I'd say that the Partition and the Oryx are very well-known performers. Both tough bullets (one partitioned, the other is bonded). In .30-06, I'd expect them to perform very well. They're probably ideal for the heaviest game you might hunt with that cartridge. If you're shooting at a lighter critter, you'll probably get the fastest kills with a standard bullet in a medium weight.
The Sakos and Barnes' coppers I'm not super sold on, but that's just opinion and I have no personal experience with them. I might just be ignorant, but both are monometal bullets that will retain nearly 100% of their weight. They will penetrate very well, and being somewhat lighter for length than a C&C equivalent, will have somewhat higher high muzzle velocity. At the same time, from what I've seen, they will tend to produce extremely narrow wound channels: minimal expansion, zero fragmentation. Some reports I've read suggest that they can produce only calibre-sized wound channels.

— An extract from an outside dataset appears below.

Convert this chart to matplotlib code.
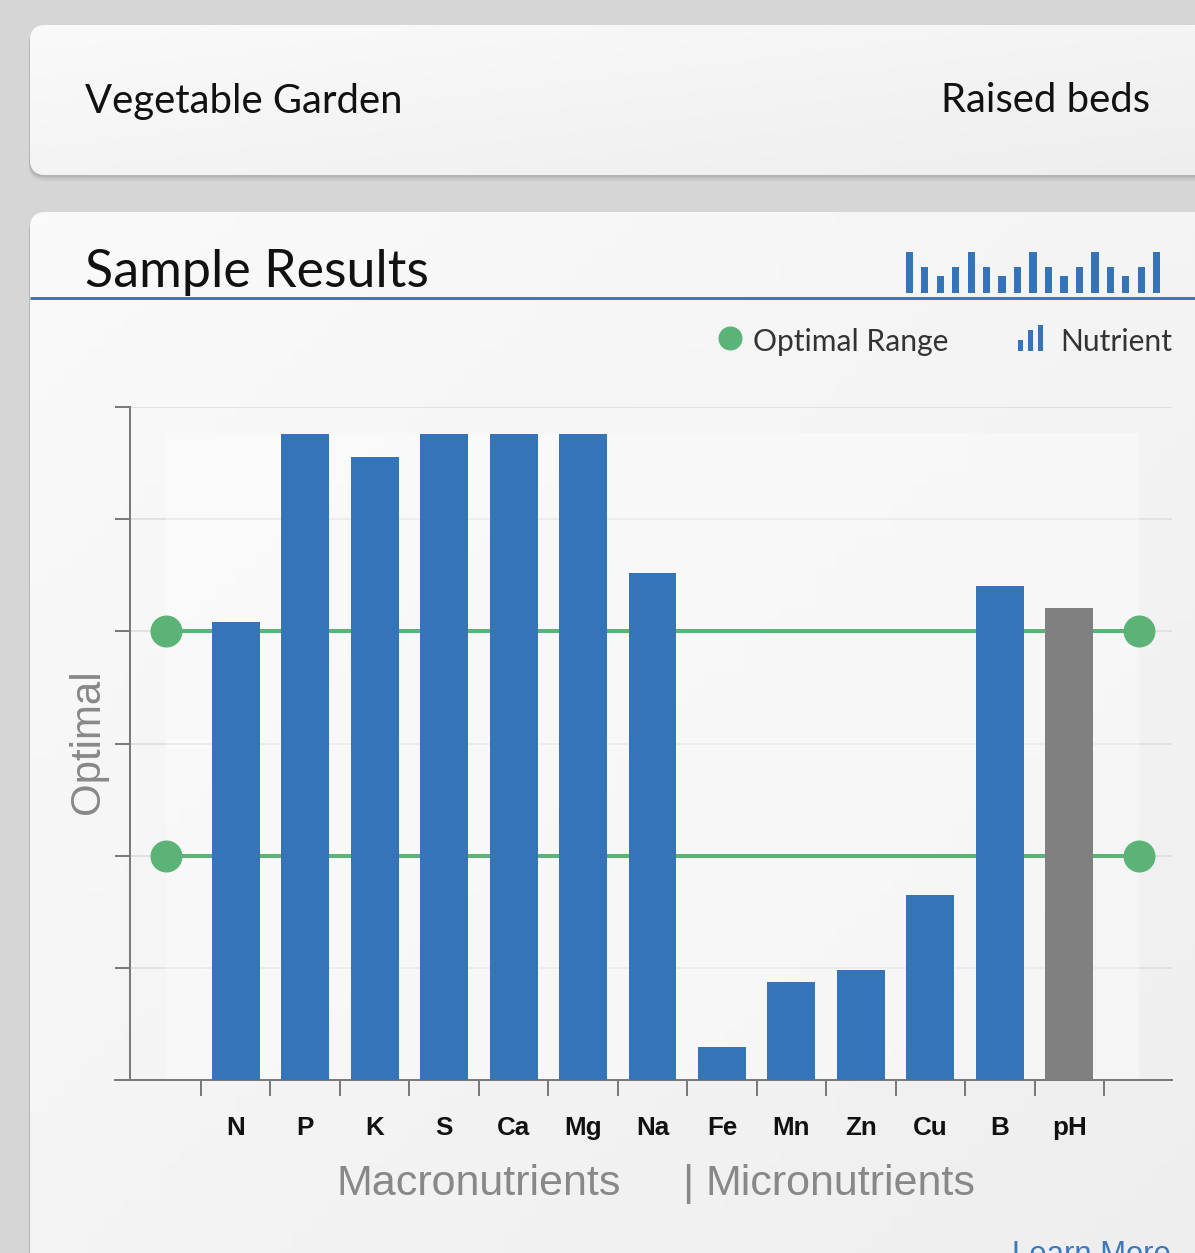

Again, I have no personal experience with mono bullets, but my gut feeling is that they were born out of regulatory necessity, rather than terminal performance. I THINK you could probably maximize their performance by driving them to the highest impact velocities you can achieve (even by going light-for-calibre, knowing that the bullets will hold together).
In any situation where you might genuinely demand the kind of performance that you'd get from something like an A-Frame (trophy moose would be a good example, where you need to guarantee penetration), I think a mono in those situations would do quite well.